For Tesla, Apple can build their own car if they won't but it sounds like they have decided against that and instead will focus on building the intelligence of the cars and then sell that to all the car manufactures through licensing which is much more lucrative based on the effort involved.

Instead Apple will continue to focus on smaller companies to gain more control over their supply chain and the companies that they have to pay licenses to. That is guaranteed savings in the long run vs something like Netflix which could devalue itself with a new owner.

This will sound pretty fan boy, but I think it's pretty obvious Musk isn't in this for the exit money and he believe he can build Tesla up to be a great company. He likely doesn't see much value add by being acquired.
That exit money put into SpaceX would totally fund his space plans though
He doesn't seem to have much problem attracting investment. He had thousands of people willing to put down $1000 toward a car that was years away from being made available.
Why not a telco/cableco, especially if FCC reverses Net Neutrality?
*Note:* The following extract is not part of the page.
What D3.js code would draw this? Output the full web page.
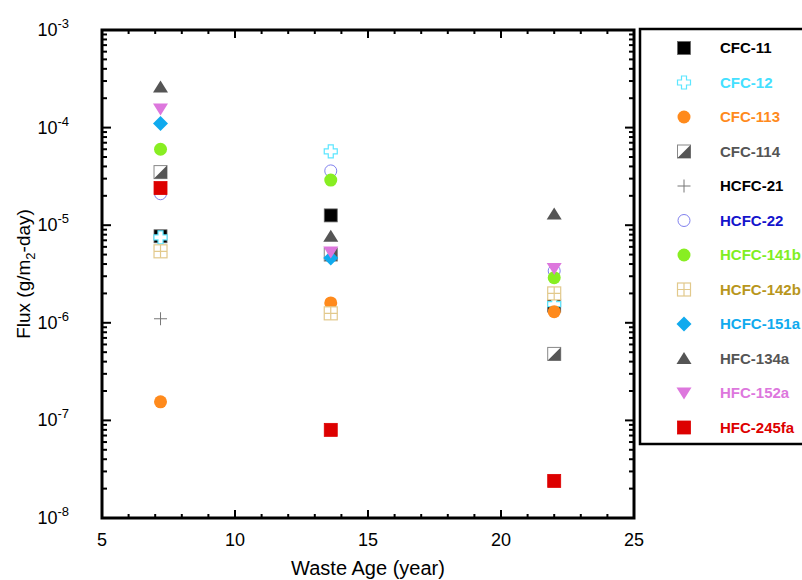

Apple is not really in the service business a la Google, Facebook, Netflix, or Amazon, but they could tap into the rents the last-milers will be seeking -- and probably getting -- from the big boys/girls once NN is history.

It's also Citi saying this, so you can ignore pretty much anything and everything they say.
An Apple owned Netflix scares me. I like the products I use and Apple tends to be a little more of a closed ecosystem. I'd hate to see how well (or not well) Apple would support the streaming or offline options that currently exist.